Why is it so hard to know who’s in charge?
The power of legal representatives: Chinese corporate law requires every company to have one legal representative, an executive position on par with the CEO in importance. Leadership turnovers in a Chinese firm almost always involve the company’s legal representative in some capacity.
The representative is practically the company incarnate: they have the power to act on behalf of the company and are answerable for the company’s mistakes—they can even go to jail on the company’s behalf. It’s a high-risk, high-reward position.
- The board of directors has the power to remove a legal representative, but until the papers are filed—and stick—the officeholder’s power can outweigh that of their supervisors.
The Chinese-style insider-ownership problem: Experts have attributed the frequent power struggles that happen within Chinese companies partially to a so-called “insider ownership” problem.
When American CEOs get away with ignoring their shareholders, it’s usually because they own company stocks or that the company’s equity ownerships are highly dispersed, Zheng Zhigang, professor at Renmin University’s School of Finance, wrote in an article in 2017.
In China, executives rely more on informal personal relationships to control their companies—so much so they can sideline the board, according to Zheng.
Chinese company founders usually own their companies and hold executive positions, forming “strong social connections” with employees in the process. When leadership challenges arise, this “de-facto control” is often unassailable, even overriding the board of directors, said the article.
- In the Dangdang case, when Li broke into Dangdang’s office in Beijing, employees working there “didn’t dare” to stop him because he was an “ex-boss,” according to Chinese media reports.
- Bitmain’s Zhan tried to buy support from workers. He offered RMB 10,000 ($1,400) to any employee who returned to their desks the day he marched into Bitmain’s headquarters.
- Wu of Arm China, despite being removed by the board, stays in power as employees show their loyalty. “Wu has been leading our way until today after he joined Arm in 2004, started to lead Arm’s Chinese branch in 2007, and became Arm China’s chairman [in 2018],” said the open letter by employees.
A lawyer’s view: Cheng Jun, a lawyer at Beijing Yanshang Law firm, argues that the power struggles happening in Chinese tech companies may be a result of poorly conceived corporate structures.
China’s current company law doesn’t provide comprehensive provisions on how to balance power inside an enterprise, he said, but company founders can formulate clauses in the company constitution to prevent ambiguous power structures.
“I estimate 99% of Chinese companies simply adopted templates of company constitution provided by market regulators instead of drafting their own,” he said.

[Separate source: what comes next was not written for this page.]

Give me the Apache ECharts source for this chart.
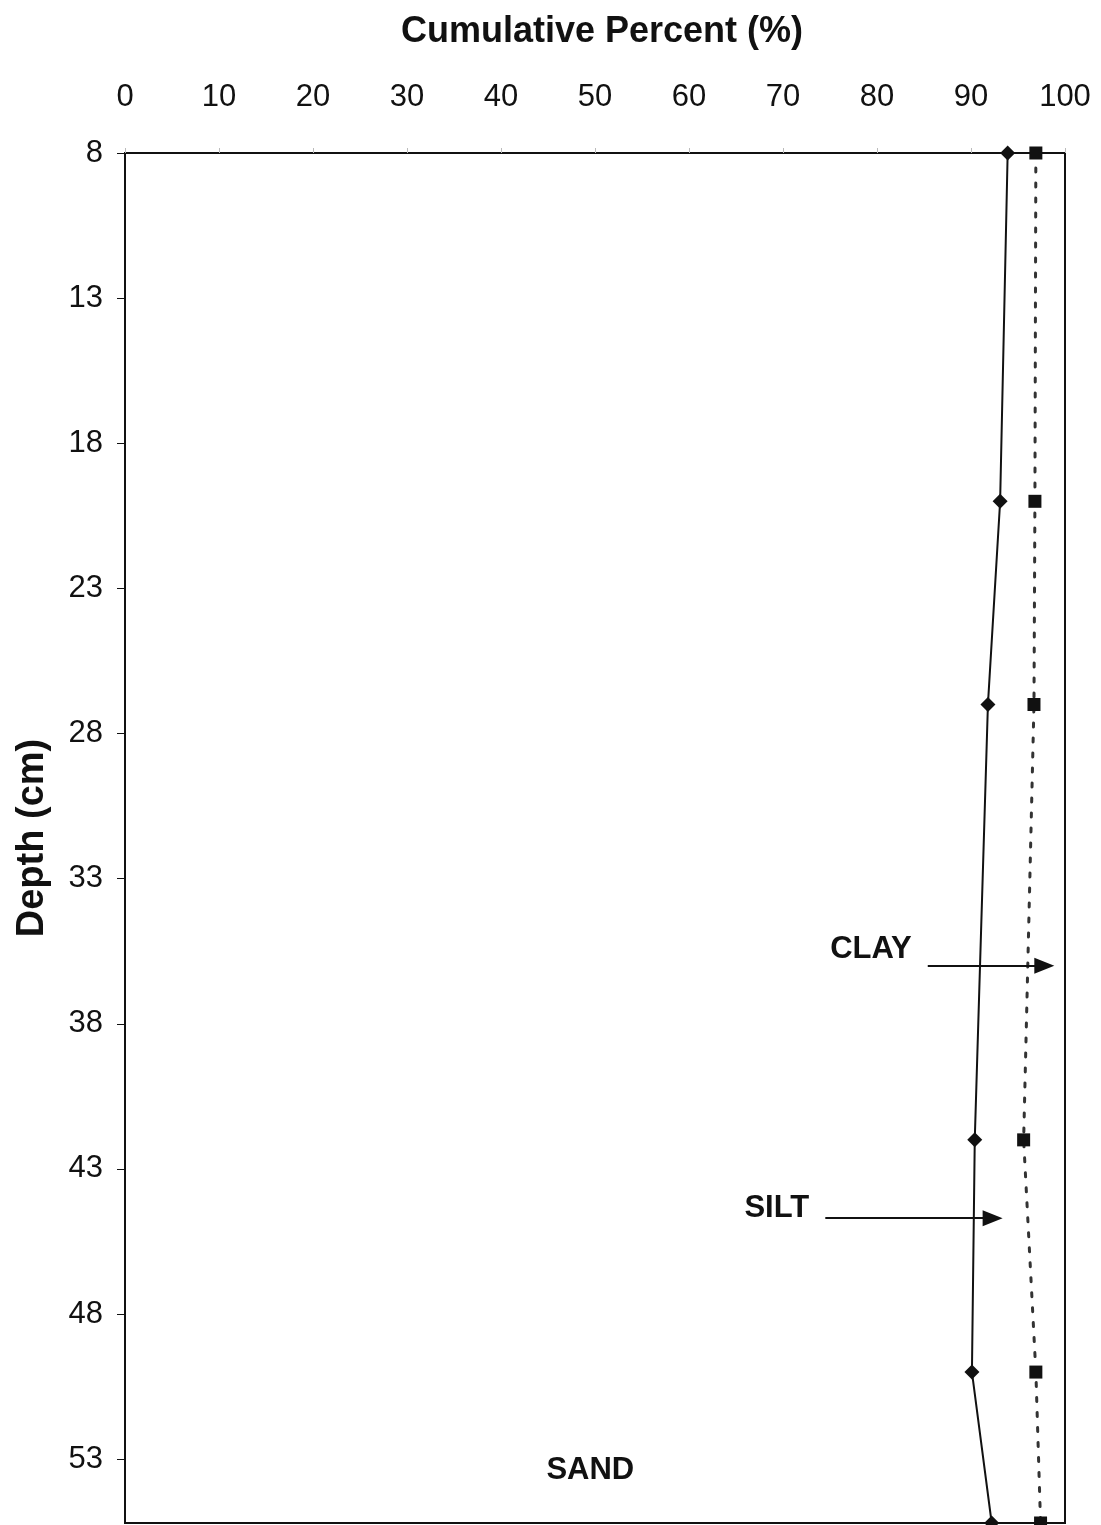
<!DOCTYPE html>
<html><head><meta charset="utf-8">
<script src="https://cdn.jsdelivr.net/npm/echarts@6/dist/echarts.min.js"></script>
<style>html,body{margin:0;padding:0;background:#fff}#c{width:1101px;height:1525px}</style>
</head><body><div id="c"></div>
<script>
const depths = [8, 20, 27, 42, 50, 55.2];
const sandPct = [93.9, 93.1, 91.8, 90.4, 90.1, 92.2];
const siltPct = [96.9, 96.8, 96.7, 95.6, 96.9, 97.4];
const xTicks = [0,10,20,30,40,50,60,70,80,90,100];
const yTicks = [8,13,18,23,28,33,38,43,48,53];
const arrows = [
  {name:'CLAY', from:[85.4, 36.0], to:[97.8, 36.0], lift:-16},
  {name:'SILT', from:[74.5, 44.7], to:[92.3, 44.7], lift:-10}
];
const sandLabel = {name:'SAND', at:[49.5, 53.4]};

const font = 'Liberation Sans, Arial, sans-serif';
const chart = echarts.init(document.getElementById('c'));
chart.setOption({
  animation:false,
  backgroundColor:'#fff',
  title:{text:'Cumulative Percent (%)', left:597, top:9, textAlign:'center',
    textStyle:{fontFamily:font, fontSize:36, fontWeight:'bold', color:'#111'}},
  grid:{left:125, right:36, top:153, bottom:2, show:true, borderColor:'#111', borderWidth:2,
    backgroundColor:'transparent', containLabel:false, outerBoundsMode:'none'},
  xAxis:{type:'value', position:'top', min:0, max:100, interval:10,
    axisLine:{show:true, lineStyle:{color:'#111', width:2}},
    axisTick:{show:true, length:5, lineStyle:{color:'#bbb', width:1}},
    splitLine:{show:false},
    axisLabel:{fontFamily:font, fontSize:31, color:'#111', margin:40,
      formatter:v=> xTicks.includes(v) ? String(v) : ''}},
  yAxis:{type:'value', inverse:true, min:8, max:55.2, interval:5,
    name:'Depth (cm)', nameLocation:'middle', nameGap:73, nameRotate:90,
    nameTextStyle:{fontFamily:font, fontSize:38, fontWeight:'bold', color:'#111'},
    axisLine:{show:true, lineStyle:{color:'#111', width:2}},
    axisTick:{show:true, length:8, lineStyle:{color:'#111', width:1}},
    splitLine:{show:false},
    axisLabel:{fontFamily:font, fontSize:31, color:'#111', margin:22, showMaxLabel:false,
      formatter:v=> yTicks.includes(v) ? String(v) : ''}},
  series:[
    {type:'line', name:'Sand', clip:false, data:depths.map((d,i)=>[sandPct[i], d]),
      symbol:'diamond', symbolSize:15, itemStyle:{color:'#111'},
      lineStyle:{color:'#111', width:2},
      markLine:{silent:true, symbol:['none','triangle'], symbolSize:[16,20], precision:2,
        lineStyle:{color:'#111', width:2, type:'solid'},
        data:arrows.map(a=>[{name:a.name, coord:a.from,
          label:{show:true, position:'start', distance:16, fontFamily:font, fontSize:31, fontWeight:'bold', color:'#111', offset:[0,a.lift], formatter:p=>p.name}},
          {coord:a.to}])}
    },
    {type:'line', name:'Silt', clip:false, data:depths.map((d,i)=>[siltPct[i], d]),
      symbol:'rect', symbolSize:13, itemStyle:{color:'#111'},
      lineStyle:{color:'#333', width:3, type:[4,11], cap:'round'}},
    {type:'scatter', name:'label', data:[{value:sandLabel.at, name:sandLabel.name}],
      symbolSize:1, silent:true, itemStyle:{opacity:1, color:'#fff'},
      label:{show:true, position:'inside', formatter:p=>p.name, fontFamily:font, fontSize:31, fontWeight:'bold', color:'#111', opacity:1}}
  ]
});
</script></body></html>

Trust the court: In the long run, Cheng said, China’s courts can be trusted to resolve the problems at three companies. “Eventually, the decision-makers are company owners, or the shareholders, who exercise their power through the board of directors,” he said.
But “eventually” is a long time. According to Bloomberg’s reporting on Saturday, Wu will remain the legal representative of Arm China until he hands over the company seals he holds. The problem is he refuses to do so.
Shareholders could go through the courts, the article said, “but the process could take years.”